Representatives from the High HOPES (Healing Over the Punishment of Expulsions and Suspensions) campaign gathered at City Hall Wednesday, calling for restorative justice practices in CPS and “ending the school-to-prison pipeline,” said Lynn Morton of the parent group POWER-PAC, a member of the campaign.

High HOPES released a report that advocates replacing zero-tolerance discipline policies with restorative justice, a strategy that has never taken strong hold in CPS because of a lack of resources. 

Wednesday’s event comes a week after U.S. Secretary of Education Arne Duncan acknowledged that African American students in CPS and elsewhere around the country are more likely to be suspended than their peers.

High HOPES recommends CPS “proactively pursue a district-wide reduction in suspensions and expulsions by 40% in the coming school year” and develop a sustainable plan for implementing restorative justice in schools.

Restorative justice is a strategy that aims to build relationships and prevent violence rather than punish offenders, through strategies such as peace circles, peer juries and community service.
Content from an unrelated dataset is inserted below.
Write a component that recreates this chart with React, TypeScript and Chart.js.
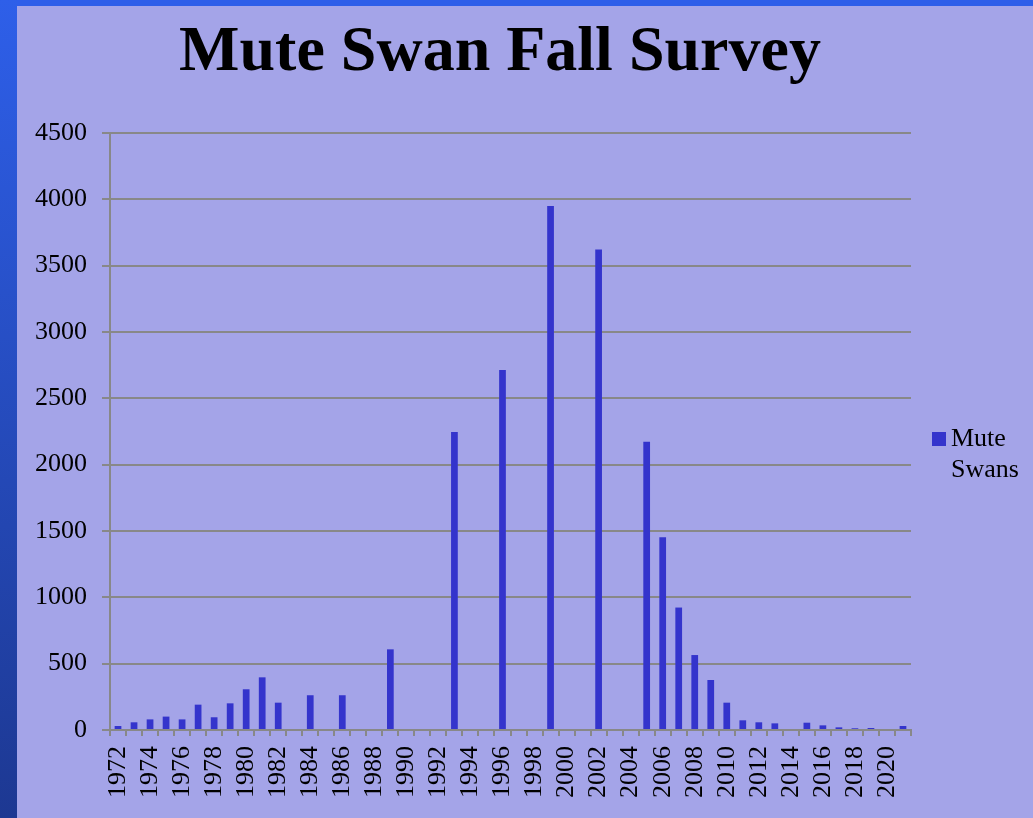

The report cites successful programs elsewhere, such as in Cole Middle School in West Oakland, California, which introduced restorative justice in 2005 and saw an 87% decline in suspensions from 2005 to 2009. West Philadelphia High School observed a 50% decrease in suspensions and a 52% decrease in violent and serious occurrences from 2007 to 2008.

 “We want young people talking to each other, not acting violent toward each other,” said Ald. Walter Burnett, a High HOPES supporter.

Orr Academy High School student Malachi Hoye underwent extensive training in restorative justice with the organization Blocks Together. “We have students, but we need administrators to get it off the ground,” he said, adding that after being suspended or expelled, “kids end up on the street and then never go back to school.”